Bogotá, Colombia. A place where the coffee is strong, the mountains are taller, and the political discourse is about as stable as a three-legged giraffe on a trampoline. But fear not, dear investors, for the recent defeat of the leftist candidate in Colombia's election is not a cause for alarm. Quite the opposite: it is a glorious reaffirmation that the world still makes a modicum of sense. The Great British Pound has not spontaneously combusted, and the executive jet of Lord Snap-Hockley of High Finance remains fuelled and ready for its quarterly jaunt to Bogotá's finest golf courses.
Colombia, that plucky little nation of cocaine, emeralds, and Nobel laureates, has chosen the path of fiscal responsibility over the siren song of free healthcare and nationalised oil. The new president, a man whose face is as tight as a City banker's budget spreadsheet, has promised to keep the doors open for foreign extraction. And by extraction, I mean the polite term for what happens when an international corporation decides that Colombia's natural resources are better off as a hole in the ground and a Swiss bank account.
The British, of course, are ecstatic. This means that the flow of high-grade Colombian coffee can continue to fuel the sanity of London's trading floors and that the risk of a communist-style land reform is about as likely as me ordering a non-alcoholic beverage. Our investments in the region are safe, which is to say that the dividends from Colombian mining operations will continue to fund the second homes of a select few in Surrey and enable the purchase of increasingly complex yachts that are definitely not compensating for anything.

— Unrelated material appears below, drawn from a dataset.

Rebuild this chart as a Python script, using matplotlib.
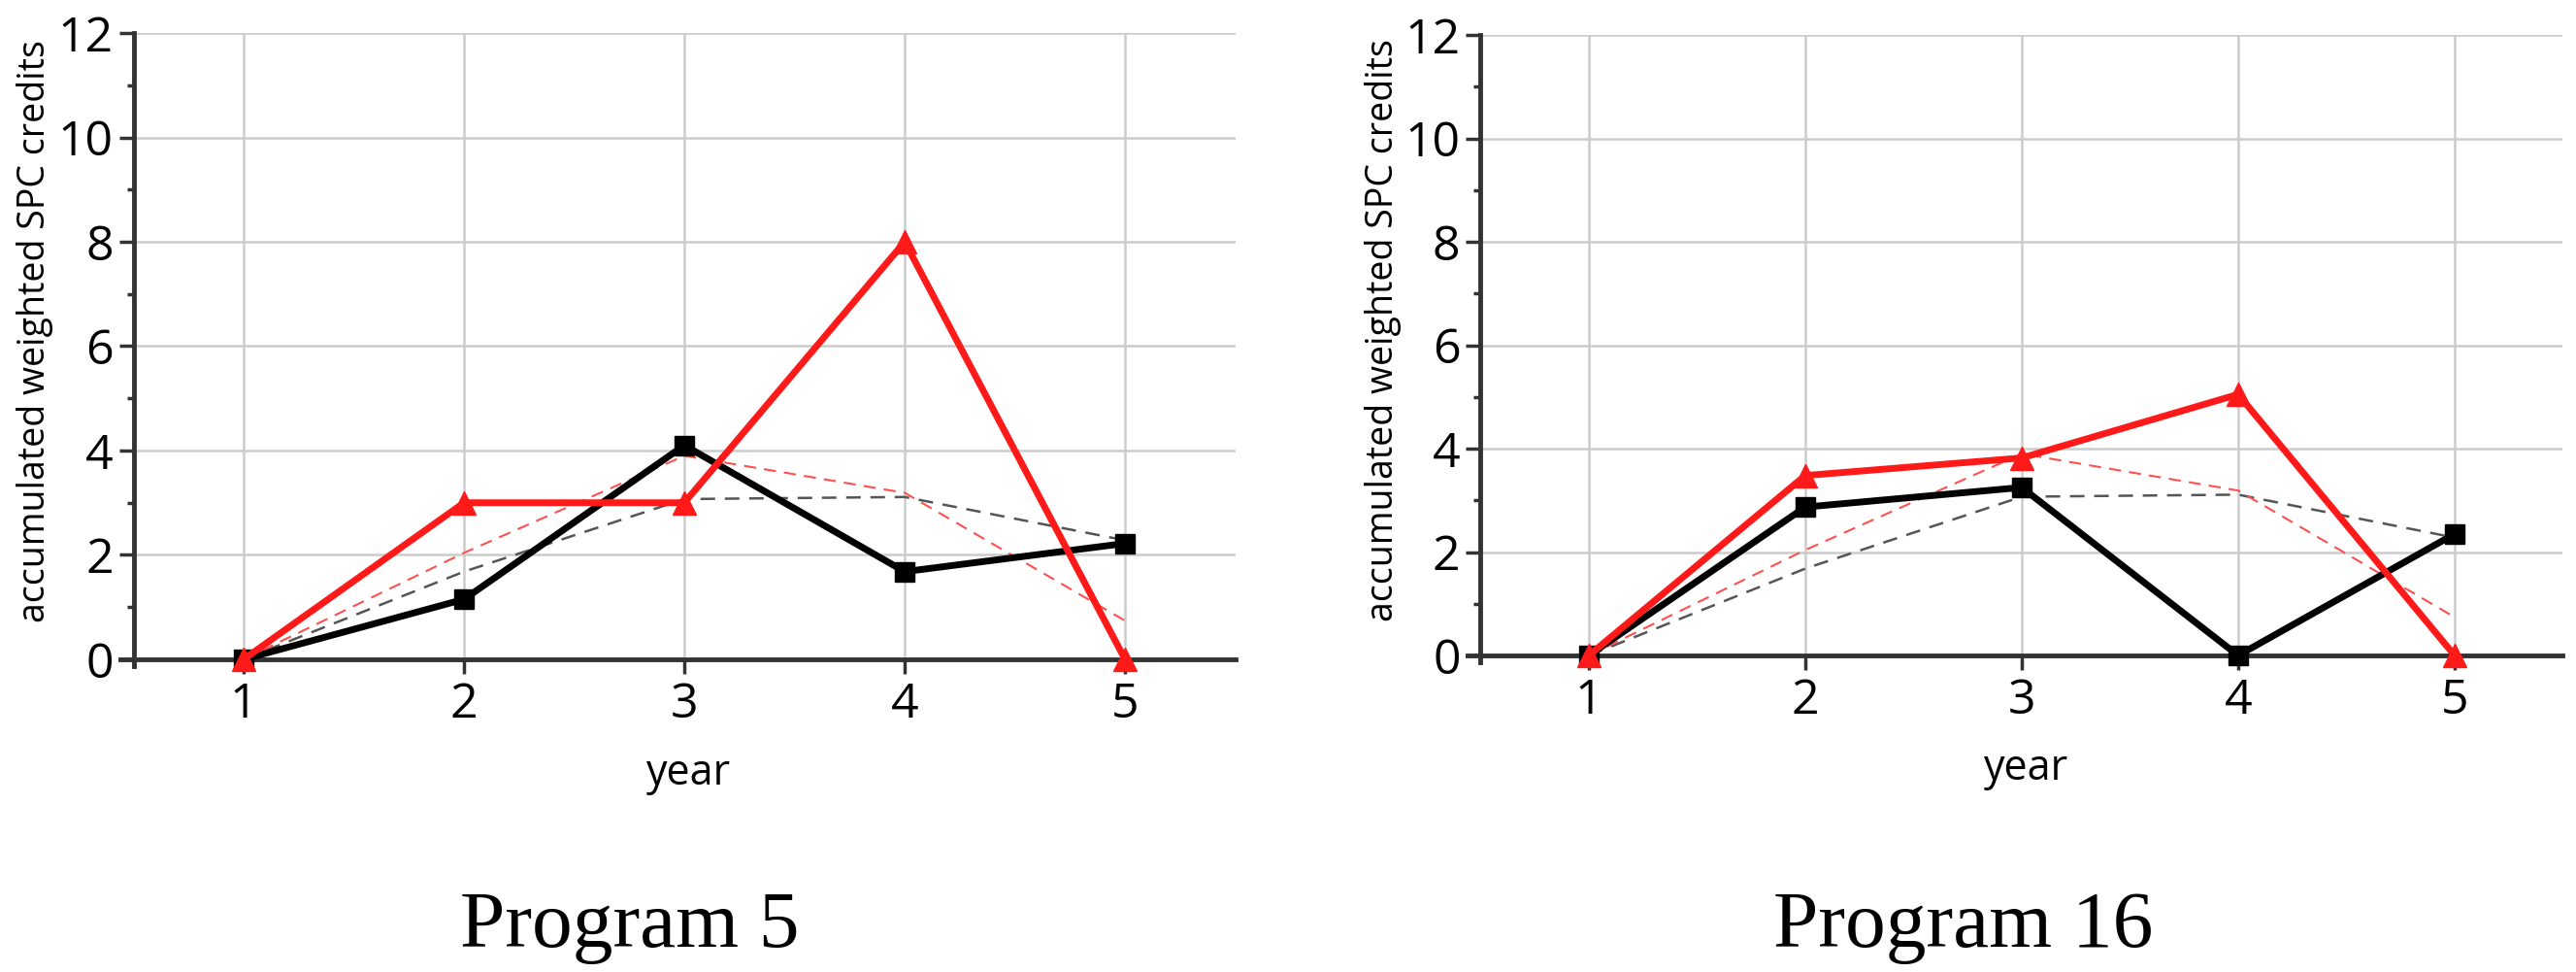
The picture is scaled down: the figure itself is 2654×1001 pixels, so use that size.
import matplotlib
matplotlib.use("Agg")
import matplotlib.pyplot as plt
from matplotlib.ticker import MultipleLocator

years = [1, 2, 3, 4, 5]

# Program 5
p5_black = [0, 1.15, 4.1, 1.68, 2.22]
p5_red = [0, 3.0, 3.0, 8.0, 0]

# Program 16
p16_black = [0, 2.87, 3.25, 0, 2.35]
p16_red = [0, 3.48, 3.82, 5.05, 0]

# dashed reference lines (same in both panels)
ref_black = [0, 1.68, 3.07, 3.11, 2.28]
ref_red = [0, 2.04, 3.9, 3.19, 0.74]

titles = ["Program 5", "Program 16"]

RED = "#ff1a1a"

fig = plt.figure(figsize=(26.54, 10.01), dpi=100)
ax1 = fig.add_axes([0.0467, 0.3142, 0.4328, 0.6518])
ax2 = fig.add_axes([0.5697, 0.3182, 0.4252, 0.6458])

for ax, black, red in [(ax1, p5_black, p5_red), (ax2, p16_black, p16_red)]:
    ax.plot(years, ref_black, "--", color="#555555", lw=1.8, dashes=(6, 4), zorder=3)
    ax.plot(years, ref_red, "--", color="#ff5050", lw=1.5, dashes=(6, 4), zorder=3)
    ax.plot(years, black, "-", color="black", lw=5, marker="s", ms=14,
            zorder=4, clip_on=False)
    ax.plot(years, red, "-", color=RED, lw=5, marker="^", ms=17,
            zorder=5, clip_on=False)

    ax.set_xlim(0.44, 5.5)
    ax.set_ylim(-0.14, 12)
    ax.spines["left"].set_position(("data", 0.5))
    ax.spines["bottom"].set_position(("data", 0))
    ax.spines["top"].set_visible(False)
    ax.spines["right"].set_visible(False)
    for s in ["left", "bottom"]:
        ax.spines[s].set_linewidth(3.5)
        ax.spines[s].set_color("#333333")
        ax.spines[s].set_zorder(2)

    ax.set_xticks(years)
    ax.set_yticks(range(0, 13, 2))
    ax.yaxis.set_minor_locator(MultipleLocator(1))
    ax.tick_params(axis="both", which="major", direction="out", length=11,
                   width=2.5, color="#333333", labelsize=36)
    ax.tick_params(axis="x", which="major", pad=5)
    ax.tick_params(axis="y", which="major", pad=4)
    ax.tick_params(axis="y", which="minor", direction="out", length=5,
                   width=2.5, color="#333333")
    for t in ax.get_xticklabels() + ax.get_yticklabels():
        t.set_fontfamily("Open Sans")
    ax.grid(True, which="major", color="#cccccc", lw=1.8, zorder=0)

    ax.set_xlabel("year", fontsize=31, fontfamily="Open Sans")
    ax.xaxis.set_label_coords(0.51, -0.135)
    ax.set_ylabel("accumulated weighted SPC credits", fontsize=27,
                  fontfamily="Open Sans")
    ax.yaxis.set_label_coords(-0.06, 0.53)

fig.text(0.2445, 0.046, titles[0], fontsize=60, fontfamily="Liberation Serif",
         ha="center", va="center")
fig.text(0.7622, 0.046, titles[1], fontsize=60, fontfamily="Liberation Serif",
         ha="center", va="center")

fig.savefig("out.png", dpi=100, facecolor="white")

But let us not be too cynical. This election marks a triumph for the forces of stability and the crushing defeat of that pesky idealism. The leftist candidate, a man who dared to suggest that the poor might deserve a slightly larger slice of the emerald pie, has been shown the door. The message is clear: in Colombia, as in British foreign policy, the only colour that matters is the green of a crisp British pound. Or the occasional 100-dollar note, if the deal is particularly oily.
The newspapers will call it a victory for democracy. I call it a victory for the bar at the Bogotá Country Club, where the gin is almost as good as the air of smug satisfaction. Our investments remain secure, which means the only thing we have to worry about is whether the new president's tie matches the shade of the national flag. Spoiler: it does not. But that's a minor error in this grand tapestry of global capital.
So raise a glass of something imported and expensive. The Colombian left has been defeated, and the world is once again safe for the free market. Unless, of course, you're a Colombian farmer with a reasonable sense of justice. In which case, you are probably too busy picking coffee to read this. Your loss, chum.